Related applications


KKR method

One of the first-principles calculation methods. The name of the method comes from the capital letters of the developers, Korringa, Kohn, and Rostoker. In this method, the Green's function which describes multiple electron scattering due to effective potentials is numerically solved. By combining with density functional theory (DFT), electronic structure calculation can be performed efficiently. Furthermore, by combining with CPA (coherent potential approximation), this method can be applied to electronic state calculation for impurity systems and random alloys. Although various methods related to DFT can, in principle, be used, open packages usually employs pseudo-potential methods and muffin-tin potentials.

Related keywords


Related applications


Kohn-Sham method

The most majorly-used calculation methodology based on density functional theory (DFT). The Kohn-Sham method was developed to provide a good approximation for the kinetic energy of many-electron systems, which was found to be very difficult when trying to parametrize as a pure (orbital-free) density functional. The kinetic energy, which holds the largest portion of the total energy, is approximated by the kinetic energy of a reference noninteracting system with the same electron density. The rest of the total energy was assigned to the exchange-correlation energy functional, and as a result, the many-body problem was reformulated as a system of single-electron Schroedinger-like equations (Kohn-Sham equations) in an effective potential.

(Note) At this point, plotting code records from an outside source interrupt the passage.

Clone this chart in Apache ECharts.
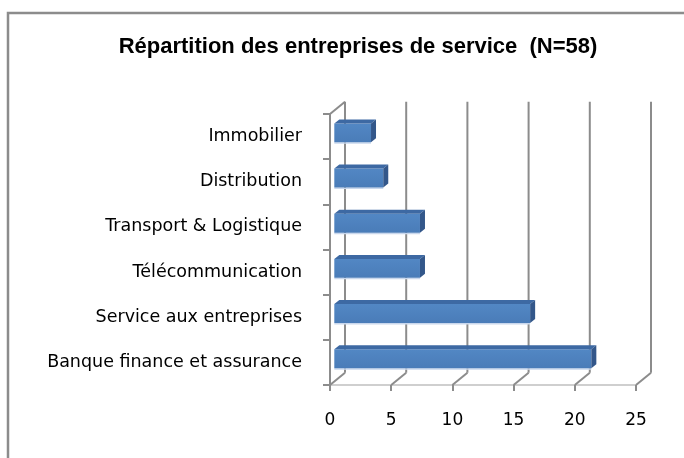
<!DOCTYPE html>
<html>
<head>
<meta charset="utf-8">
<script src="https://cdn.jsdelivr.net/npm/echarts@6/dist/echarts.min.js"></script>
<style>html,body{margin:0;padding:0;background:#fff}#c{width:684px;height:458px}</style>
</head>
<body>
<div id="c"></div>
<script>
// Data (bottom to top as drawn on the category axis)
const categories = ['Banque finance et assurance', 'Service aux entreprises', 'Télécommunication', 'Transport & Logistique', 'Distribution', 'Immobilier'];
const values = [21, 16, 7, 7, 4, 3];
const xTicks = [0, 5, 10, 15, 20, 25];
const titleText = 'Répartition des entreprises de service  (N=58)';

const chart = echarts.init(document.getElementById('c'), null, {renderer: 'canvas'});

const DX = 15, DY = -12.3;      // depth of 3D box
const OX = 4.3, OY = -3.7;      // bar front-face offset
const BX = 5, BY = -4;          // bar depth
const GRID_COLOR = '#8c8c8c';

function wallItem(params, api) {
  const cs = params.coordSys;
  const v = api.value(0);
  const x = api.coord([v, 0])[0];
  const bottom = cs.y + cs.height;
  const top = cs.y;
  const children = [
    {type: 'line', shape: {x1: x + DX, y1: bottom + DY, x2: x + DX, y2: top + DY}, style: {stroke: GRID_COLOR, lineWidth: 2}},
    {type: 'line', shape: {x1: x, y1: bottom, x2: x + DX, y2: bottom + DY}, style: {stroke: GRID_COLOR, lineWidth: 2}}
  ];
  if (v === 0) {
    children.push({type: 'line', shape: {x1: x, y1: top, x2: x + DX, y2: top + DY}, style: {stroke: GRID_COLOR, lineWidth: 2}});
  }
  return {type: 'group', children};
}

function barItem(params, api) {
  const v = api.value(0), c = api.value(1);
  const p0 = api.coord([0, c]);
  const p1 = api.coord([v, c]);
  const band = api.size([0, 1])[1];
  const h = band * 0.42;
  const x = p0[0] + OX;
  const y = p0[1] + OY - h / 2;
  const w = p1[0] - p0[0];
  return {
    type: 'group',
    children: [
      {type: 'rect', shape: {x: x, y: y + h, width: w, height: 1.5}, style: {fill: '#c9d7ec'}},
      {type: 'rect', shape: {x: x, y: y, width: w, height: h},
        style: {fill: new echarts.graphic.LinearGradient(0, 0, 0, 1, [{offset: 0, color: '#5287c4'}, {offset: 1, color: '#4a7cb8'}])}},
      {type: 'polygon', shape: {points: [[x, y], [x + BX, y + BY], [x + w + BX, y + BY], [x + w, y]]}, style: {fill: '#3d69a3'}},
      {type: 'polygon', shape: {points: [[x + w, y], [x + w + BX, y + BY], [x + w + BX, y + h + BY], [x + w, y + h]]}, style: {fill: '#33578a'}}
    ]
  };
}

chart.setOption({
  animation: false,
  backgroundColor: '#fff',
  textStyle: {fontFamily: 'DejaVu Sans'},
  graphic: [
    {type: 'rect', z: 0, shape: {x: 8, y: 13, width: 720, height: 500}, style: {fill: 'none', stroke: '#8c8c8c', lineWidth: 2.5}},
    {type: 'text', z: 10, x: 358, y: 47, style: {text: titleText, font: 'bold 22px "Liberation Sans"', fill: '#000', textAlign: 'center', textVerticalAlign: 'middle'}}
  ],
  grid: {left: 330, right: 48, top: 114, bottom: 73, containLabel: false},
  xAxis: {
    type: 'value', min: 0, max: 25, interval: 5,
    axisLine: {show: true, lineStyle: {color: '#cfcfcf', width: 2}},
    axisTick: {show: true, length: 6, lineStyle: {color: GRID_COLOR, width: 2}},
    axisLabel: {margin: 27, color: '#000', fontSize: 17, fontFamily: 'DejaVu Sans'},
    splitLine: {show: false}
  },
  yAxis: {
    type: 'category', data: categories,
    axisLine: {show: true, lineStyle: {color: GRID_COLOR, width: 2}},
    axisTick: {show: true, length: 7, lineStyle: {color: GRID_COLOR, width: 2}},
    axisLabel: {margin: 28, color: '#000', fontSize: 17.5, fontFamily: 'DejaVu Sans'},
    splitLine: {show: false}
  },
  series: [
    {type: 'custom', z: 1, renderItem: wallItem, encode: {x: 0, y: 1}, data: xTicks.map(v => [v, 0]), silent: true},
    {type: 'custom', z: 5, renderItem: barItem, encode: {x: 0, y: 1}, data: values.map((v, i) => [v, i])}
  ]
});
</script>
</body>
</html>
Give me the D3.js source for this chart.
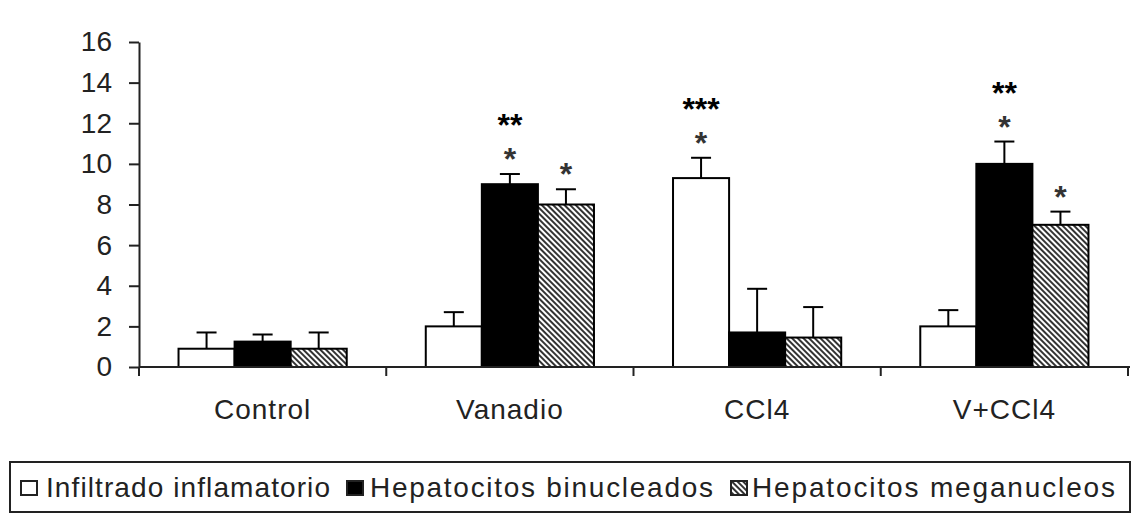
<!DOCTYPE html>
<html>
<head>
<meta charset="utf-8">
<script src="https://cdn.jsdelivr.net/npm/d3@7/dist/d3.min.js"></script>
<style>
  body { margin: 0; background: #fff; }
  text { font-family: "Liberation Sans", Arial, sans-serif; }
</style>
</head>
<body>
<div id="chart"></div>
<script>
"use strict";

// Data
const categories = ["Control", "Vanadio", "CCl4", "V+CCl4"];
const seriesNames = ["Infiltrado inflamatorio", "Hepatocitos binucleados", "Hepatocitos meganucleos"];
const infiltrado = [0.9, 2.0, 9.3, 2.0];
const binucleados = [1.25, 9.0, 1.7, 10.0];
const meganucleos = [0.9, 8.0, 1.45, 7.0];
const infiltradoErr = [0.8, 0.7, 1.0, 0.8];
const binucleadosErr = [0.35, 0.5, 2.15, 1.1];
const meganucleosErr = [0.8, 0.75, 1.5, 0.65];
// significance marks: first row next to the bar, second row above it
const infiltradoMarks = ["", "", "*", ""];
const binucleadosMarks = ["", "*", "", "*"];
const meganucleosMarks = ["", "*", "", "*"];
const infiltradoMarks2 = ["", "", "***", ""];
const binucleadosMarks2 = ["", "**", "", "**"];
const meganucleosMarks2 = ["", "", "", ""];
const yTicks = [0, 2, 4, 6, 8, 10, 12, 14, 16];

const values = [infiltrado, binucleados, meganucleos];
const errors = [infiltradoErr, binucleadosErr, meganucleosErr];
const marks = [infiltradoMarks, binucleadosMarks, meganucleosMarks];
const marks2 = [infiltradoMarks2, binucleadosMarks2, meganucleosMarks2];

const W = 1133, H = 515;
const plotLeft = 139, plotRight = 1128, plotTop = 42, plotBottom = 367;
const ink = "#222";

let svg = d3.select("#chart").append("svg")
  .attr("width", W)
  .attr("height", H);

// Hatch pattern for the third series
let defs = svg.append("defs");
defs.append("pattern")
  .attr("id", "hatch")
  .attr("patternUnits", "userSpaceOnUse")
  .attr("width", 4)
  .attr("height", 4)
  .attr("patternTransform", "rotate(-45)")
  .call(p => {
    p.append("rect").attr("width", 4).attr("height", 4).attr("fill", "#fff");
    p.append("line")
      .attr("x1", 1).attr("y1", 0).attr("x2", 1).attr("y2", 4)
      .attr("stroke", "#000").attr("stroke-width", 1.6);
  });
const fills = ["#fff", "#000", "url(#hatch)"];

// Scales
let x = d3.scaleBand().domain(categories).range([plotLeft, plotRight]).padding(0);
let xs = d3.scaleBand().domain(d3.range(3)).range([0, x.bandwidth()])
  .paddingInner(0).paddingOuter(0.705);
let y = d3.scaleLinear().domain([0, 16]).range([plotBottom, plotTop]);

// Y axis
let yAxis = svg.append("g")
  .attr("transform", "translate(" + plotLeft + ",0)")
  .call(d3.axisLeft(y).tickValues(yTicks).tickSize(10).tickSizeOuter(0).tickPadding(17));
yAxis.select(".domain").attr("stroke", ink).attr("stroke-width", 2);
yAxis.selectAll(".tick line").attr("stroke", ink).attr("stroke-width", 2);
yAxis.selectAll(".tick text")
  .attr("fill", ink)
  .attr("font-size", "28px")
  .attr("font-family", "Liberation Sans, Arial, sans-serif");

// Bars, grouped by category
categories.forEach(function(cat, i) {
  let g = svg.append("g").attr("transform", "translate(" + x(cat) + ",0)");
  values.forEach(function(vals, s) {
    let bx = xs(s), bw = xs.bandwidth();
    let cx = bx + bw / 2;
    let errTop = y(vals[i] + errors[s][i]);

    // Error whisker (upper only)
    g.append("line")
      .attr("x1", cx).attr("x2", cx)
      .attr("y1", y(vals[i])).attr("y2", errTop)
      .attr("stroke", "#000").attr("stroke-width", 2);
    g.append("line")
      .attr("x1", cx - 10).attr("x2", cx + 10)
      .attr("y1", errTop).attr("y2", errTop)
      .attr("stroke", "#000").attr("stroke-width", 2);

    // Bar
    g.append("rect")
      .attr("x", bx)
      .attr("y", y(vals[i]))
      .attr("width", bw)
      .attr("height", y(0) - y(vals[i]))
      .attr("fill", fills[s])
      .attr("stroke", "#000")
      .attr("stroke-width", 2);

    // Significance marks, both rows in one text element
    if (marks[s][i] || marks2[s][i]) {
      let starY = errTop - 18;
      let t = g.append("text")
        .attr("text-anchor", "middle")
        .attr("font-family", "DejaVu Sans, sans-serif")
        .attr("font-size", "32px")
        .attr("font-weight", "bold");
      if (marks2[s][i]) {
        t.append("tspan")
          .attr("x", cx)
          .attr("y", starY - 34 + 14)
          .attr("fill", "#000")
          .text(marks2[s][i]);
      }
      if (marks[s][i]) {
        t.append("tspan")
          .attr("x", cx)
          .attr("y", starY + 14)
          .attr("fill", "#333")
          .text(marks[s][i]);
      }
    }
  });
});

// X axis line and boundary ticks
svg.append("line")
  .attr("x1", plotLeft).attr("x2", plotRight + 2)
  .attr("y1", y(0)).attr("y2", y(0))
  .attr("stroke", ink).attr("stroke-width", 2);
let bounds = categories.map(c => x(c)).concat([plotRight]);
svg.selectAll(".xtick")
  .data(bounds)
  .enter().append("line")
  .attr("class", "xtick")
  .attr("x1", d => d).attr("x2", d => d)
  .attr("y1", y(0)).attr("y2", y(0) + 9)
  .attr("stroke", ink).attr("stroke-width", 2);

// Category labels
svg.selectAll(".xlabel")
  .data(categories)
  .enter().append("text")
  .attr("class", "xlabel")
  .attr("x", d => x(d) + x.bandwidth() / 2)
  .attr("y", 419)
  .attr("text-anchor", "middle")
  .attr("font-size", "28px")
  .attr("letter-spacing", "1px")
  .attr("fill", ink)
  .text(d => d);

// Legend
svg.append("rect")
  .attr("x", 10).attr("y", 462)
  .attr("width", 1120).attr("height", 50)
  .attr("fill", "#fff")
  .attr("stroke", ink).attr("stroke-width", 2);

const swatchX = [21, 347, 731];
const labelX = [46, 370, 752];
const labelW = [284, 343, 363];
seriesNames.forEach(function(name, s) {
  svg.append("rect")
    .attr("x", swatchX[s]).attr("y", 481)
    .attr("width", 16).attr("height", 14)
    .attr("fill", fills[s])
    .attr("stroke", ink).attr("stroke-width", 2);
  svg.append("text")
    .attr("x", labelX[s]).attr("y", 497)
    .attr("font-size", "28px")
    .attr("textLength", labelW[s])
    .attr("lengthAdjust", "spacing")
    .attr("fill", ink)
    .text(name);
});
</script>
</body>
</html>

Markov-chain Monte Carlo mothod (MCMC)

Efficient way of computing statistical average of physical quantities at equilibrium by replacing the statistical summation over all microscopic states by stochastic sampling. It is often called just "Monte Carlo method". For example, in the case of Ising model, the total number of microscopic states increases as a function of the number of spins. Therefore, it is practically impossible to computer the expectation values strictly following the definition. In Markov-chain Monte Carlo method, a stochastic process is defined so that it satisfies the ergodic condition and the balance condition. Temporal averages over the microscopic states generated in this way should equal the thermal averages at equilibrium. Slow relaxation is often problematic for systems near the criticality or with frustration. There are a number of techniques designed for dealing with this problem, such as extended ensemble methods and variational Monte Carlo method.

Related keywords

quantum Monte Carlo, variational Monte Carlo

Molecular Dynamics (MD)

Methods of simulating many particle systems by solving equations of motion such as the Newton equation. Mathematically, in molecular dynamics simulation one solves a system of simultaneous ordinary differential equations by using, e.g., the Runge-Kutta method and the velocity Verlet method. While a simple implementation would allow simulation with fixed energy and fixed volume, introducing the Nose-Hoover thermostat makes it possible to simulate with fixed temperature possible as well. Similarly, simulation with fixed pressure or with chemical potential is possible. There are various choices of the force field, the interaction energy between particles, ranging from the simple short-ranged force such as the hard sphere potential and the Lennard-Jones potential to the long-ranged one such as the Coulomb potential or more realistic and more complicated ones, depending on the purpose of the simulation.

Monte Carlo

A method of simulation is called a Monte Carlo method if sampling with pseudo random numbers is used. The simplest example is the random sampling with the weight that is uniform in the configuration space. An important category is that of importance sampling methods, e.g., Markov-chain Monte Carlo. The method is also used for solving optimization problems via simulated annealing.

Related keywords

Markov-chain Monte Carlo, quantum Monte Carlo, path-integral Monte Carlo, variational Monte Carlo, diffusion Monte Carlo

Nonequilibrium Green's function method

A method for calculating quantum transport properties of a nanostructure coupled to two or more leads under bias. The electron density and conductance of the system under bias can be obtained by calculating the Green's function of the nanostructure using self energies that account for the effect of the leads.